While data-driven gene coordinates provide an improvement over conventional annotations, it can be advantageous to analyze run-on data in the context of TUs identified in an unbiased manner (Chae et al., 2015). Given both de novo TUs and a trusted gene annotation, primaryTranscriptAnnotation combines these information sources to annotate the TUs so that TUs overlapping genes are assigned conventional gene names (Fig. 1e and Supplementary Figs S5 and S6). TUs that do not overlap any genes are marked as unannotated. Figure 1f shows PRO-seq reads along with de novo annotations derived from groHMM (black), TSS/TTS inference annotations (grey), and annotations based on combining the results of groHMM and TSS/TTS inference (green, red and blue). Combining the data-driven gene annotation and TU annotation methods provides more accurate transcript boundaries and retains gene identifier information to be used in downstream applications.
We annotated PRO-seq data with both ‘largest interval’ gene coordinates and inferred primary transcript coordinates (e.g. see Fig. 1d and Supplementary Fig. S7). We examined differential expression by applying a likelihood ratio test to our adipogenesis time-series run-on data. Our results demonstrate that our inferred annotations result in enhanced detection of differential expression (Supplementary Results and Fig. S8).
Promoter-proximal polymerase pausing has been implicated in numerous biological functions (Adelman and Lis, 2012; Duarte et al., 2016). To determine if our inferred annotations confer an improvement for detecting RNA polymerase pausing, we computed ‘pause indices’ (Min et al., 2011) based on data from inferred coordinates and largest interval annotations. Our methods enhance the quantification of pausing at a genome-wide scale (Supplementary Fig. S9).

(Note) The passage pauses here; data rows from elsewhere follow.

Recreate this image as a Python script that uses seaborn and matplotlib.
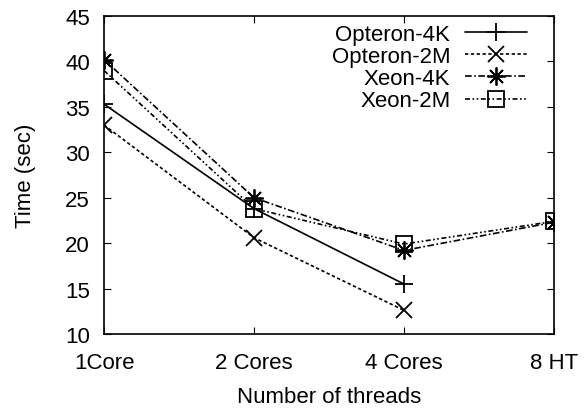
import numpy as np
import pandas as pd
import matplotlib
matplotlib.use("Agg")
import matplotlib.pyplot as plt
import seaborn as sns

categories = ["1Core", "2 Cores", "4 Cores", "8 HT"]
opteron_4k = [35.3, 23.8, 15.5, np.nan]
opteron_2m = [33.0, 20.6, 12.6, np.nan]
xeon_4k = [40.2, 25.0, 19.2, 22.3]
xeon_2m = [39.0, 23.8, 19.9, 22.4]
series_names = ["Opteron-4K", "Opteron-2M", "Xeon-4K", "Xeon-2M"]
y_ticks = [10, 15, 20, 25, 30, 35, 40, 45]

sns.set_style("ticks")
plt.rcParams['font.family'] = ['Liberation Sans', 'DejaVu Sans']
plt.rcParams['text.color'] = 'black'
plt.rcParams['axes.labelcolor'] = 'black'

FS = 16

fig = plt.figure(figsize=(5.84, 4.10), dpi=100)
ax = fig.add_axes([104/584, 1 - 335/410, (554-104)/584, (335-17)/410])

x = np.arange(len(categories))
styles = [
    dict(marker='+', dashes=None, ms=12.5),
    dict(marker='x', dashes=(2, 1.5), ms=11),
    dict(marker=(8, 2, 0), dashes=(4, 1.5, 1, 1.5), ms=13),
    dict(marker='s', dashes=(3, 1.5, 1, 1.5, 1, 1.5), ms=11),
]
data = [opteron_4k, opteron_2m, xeon_4k, xeon_2m]
for name, vals, st in zip(series_names, data, styles):
    df = pd.DataFrame({"x": x, "y": vals}).dropna()
    sns.lineplot(data=df, x="x", y="y", ax=ax, color='black', lw=1.2,
                 marker=st['marker'], markersize=st['ms'],
                 markerfacecolor='none', markeredgecolor='black',
                 markeredgewidth=1.3, label=name)
    l = ax.lines[-1]
    if st['dashes'] is not None:
        l.set_dashes(st['dashes'])

ax.set_xlim(0, 3)
ax.set_ylim(10, 45)
ax.set_xticks(x)
ax.set_xticklabels(categories)
ax.set_yticks(y_ticks)
ax.tick_params(direction='in', length=5, width=0.8, top=True, right=True,
               labelsize=FS, colors='black')
ax.tick_params(axis='x', pad=13)
ax.tick_params(axis='y', pad=10)
for s in ax.spines.values():
    s.set_linewidth(1.2)
    s.set_color('black')
ax.set_xlabel("Number of threads", fontsize=FS, labelpad=9)
ax.set_ylabel("Time (sec)", fontsize=FS, labelpad=21)

leg = ax.legend(loc='upper right', bbox_to_anchor=(0.94, 0.975), frameon=False,
                markerfirst=False, fontsize=FS, handlelength=2.8,
                labelspacing=0.05, borderaxespad=0, borderpad=0,
                handletextpad=0.65)

fig.savefig("out.png", dpi=100)
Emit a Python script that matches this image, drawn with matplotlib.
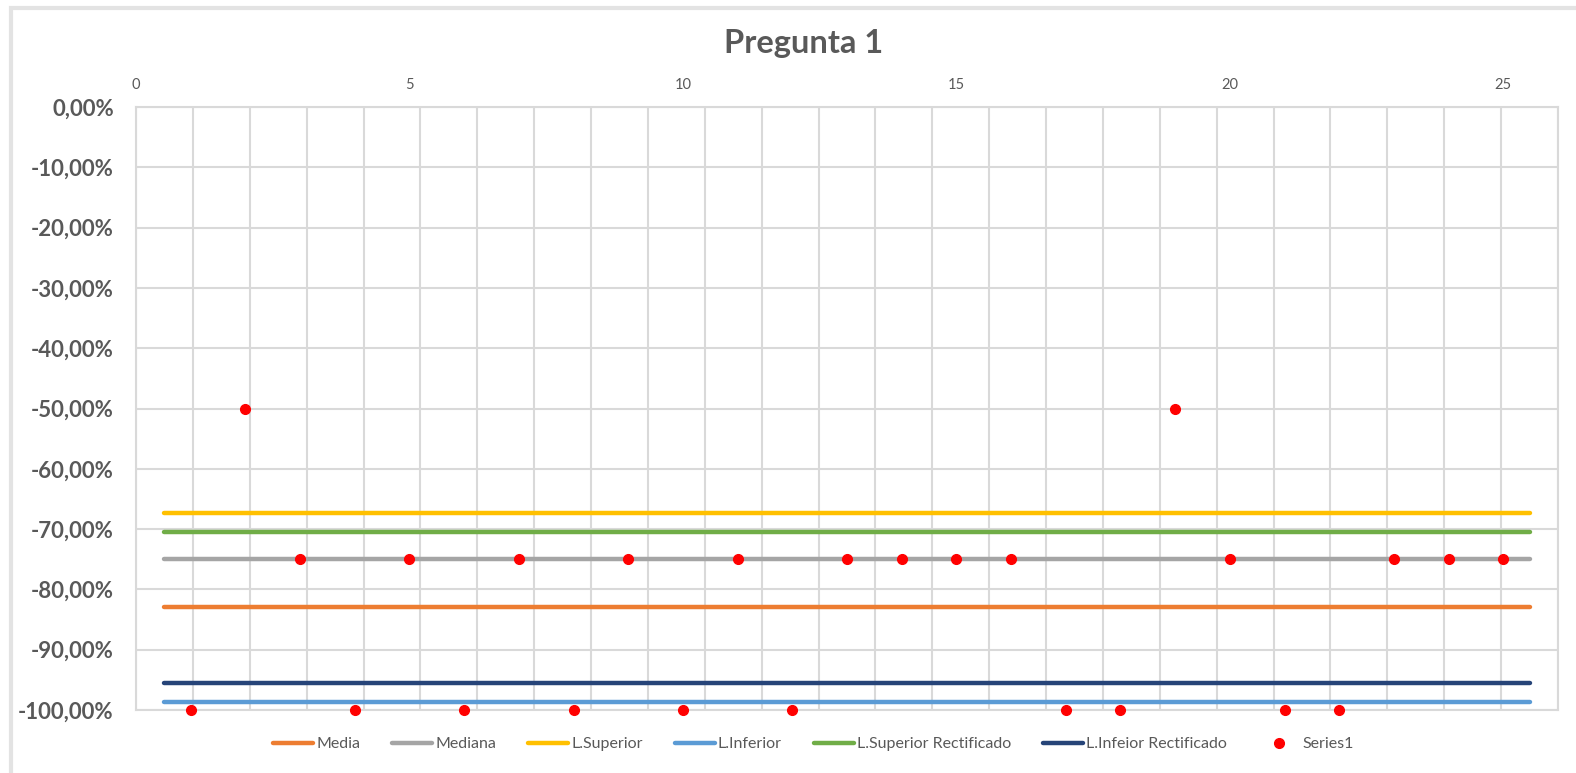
#!/usr/bin/python

# matplotlib, numpy
import numpy as np
import matplotlib
matplotlib.use("Agg")
import matplotlib.pyplot as plt
from matplotlib.patches import Rectangle
from matplotlib.ticker import FuncFormatter, FixedLocator

############################### Data ###############################
# Series1: one answer per respondent (x = 1..25)
resp_x = [1, 2, 3, 4, 5, 6, 7, 8, 9, 10, 11, 12, 13,
          14, 15, 16, 17, 18, 19, 20, 21, 22, 23, 24, 25]
resp_y = [-1.00, -0.50, -0.75, -1.00, -0.75, -1.00, -0.75, -1.00, -0.75, -1.00, -0.75, -1.00, -0.75,
          -0.75, -0.75, -0.75, -1.00, -1.00, -0.50, -0.75, -1.00, -1.00, -0.75, -0.75, -0.75]

# constant reference lines (category axis with 25 points)
line_names = ["Media", "Mediana", "L.Superior", "L.Inferior",
              "L.Superior Rectificado", "L.Infeior Rectificado"]
line_values = [-0.83, -0.75, -0.6732, -0.9868, -0.705, -0.955]
line_colors = ["#ED7D31", "#A5A5A5", "#FFC000", "#5B9BD5", "#70AD47", "#264478"]

title = "Pregunta 1"
grey_txt = "#595959"
grid_col = "#D9D9D9"

plt.rcParams["font.family"] = ["Lato", "DejaVu Sans"]


def pct_fmt(v, pos):
    # Excel style: comma decimals, no "-0"
    v = round(v * 100, 6) + 0.0
    if abs(v) < 1e-9:
        v = 0.0
    return ("%.2f%%" % v).replace(".", ",")


############################### Plot ###############################
fig = plt.figure(figsize=(15.76, 7.73), dpi=100)

# light frame of the chart area
fig.patches.append(Rectangle((11 / 1576, -0.05), 1.2, 1 - 8 / 773 + 0.05,
                             transform=fig.transFigure, fill=False,
                             edgecolor="#E3E3E3", linewidth=3, zorder=0))

ax = fig.add_axes([136 / 1576, 1 - 710 / 773, 1422 / 1576, 603 / 773])

# category axis for the lines
cats = np.arange(1, len(resp_x) + 1)
for name, val, col in zip(line_names, line_values, line_colors):
    ax.plot(cats, np.full(len(cats), val), color=col, linewidth=3.2,
            solid_capstyle="round", label=name, zorder=3)

ax.set_xlim(0.5, len(cats) + 0.5)
ax.set_ylim(-1.0, 0.0)
ax.xaxis.set_major_locator(FixedLocator(np.arange(0.5, len(cats) + 1, 1)))
ax.set_xticklabels([])
ax.tick_params(axis="x", length=0)
ax.yaxis.set_major_locator(FixedLocator(np.arange(-1.0, 0.01, 0.1)))
ax.yaxis.set_major_formatter(FuncFormatter(pct_fmt))
ax.tick_params(axis="y", length=0, pad=16, labelsize=16, labelcolor=grey_txt)
for lbl in ax.get_yticklabels():
    lbl.set_fontweight("bold")
ax.grid(True, color=grid_col, linewidth=1.5, zorder=0)
for s in ax.spines.values():
    s.set_color(grid_col)
    s.set_linewidth(1.5)

# secondary (top) value axis for the scatter
ax2 = ax.twiny()
ax2.plot(resp_x, resp_y, linestyle="none", marker="o", markersize=7,
         color="#FF0000", label="Series1", zorder=4, clip_on=False)
ax2.set_xlim(0, 26)
ax2.set_xticks([0, 5, 10, 15, 20, 25])
ax2.tick_params(axis="x", length=0, pad=11, labelsize=10.5, labelcolor=grey_txt)
for s in ax2.spines.values():
    s.set_visible(False)

fig.text(0.51, 1 - 43 / 773, title, ha="center", va="center",
         fontsize=23.5, fontweight="bold", color=grey_txt)

h1, l1 = ax.get_legend_handles_labels()
h2, l2 = ax2.get_legend_handles_labels()
fig.legend(h1 + h2, l1 + l2, loc="center", bbox_to_anchor=(0.516, 1 - 744 / 773),
           ncol=7, frameon=False, fontsize=11.5, labelcolor=grey_txt,
           handlelength=2.5, handletextpad=0.2, columnspacing=2.0)

plt.savefig("out.png", dpi=100)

We describe the primaryTranscriptAnnotation package and illustrate its utility. The package requires minimal dependencies and is easy to use. primaryTranscriptAnnotation will be generally useful for investigations into the mechanisms of transcription.
The authors thank Dr Thurl Harris for providing the 3T3-L1 cells. They also thank the laboratory of Dr Chongzhi Zang, as well as the Civelek and Guertin laboratories, for advice and discussion. They also thank Dr Yongde Bao with the UVA Genome Analysis and Technology Core for sequencing their PRO-seq libraries.
This work was supported by American Heart Association Postdoctoral Fellowship #18POST33990082 to W.D.A., National Institutes of Health T32-HL007284 to W.D.A., National Institutes of Health R35-GM128635 to M.J.G., National Institutes of Health R01-DK118287 to M.C. and American Diabetes Association 1-19-IBS-105 to M.C.
Conflict of Interest: none declared.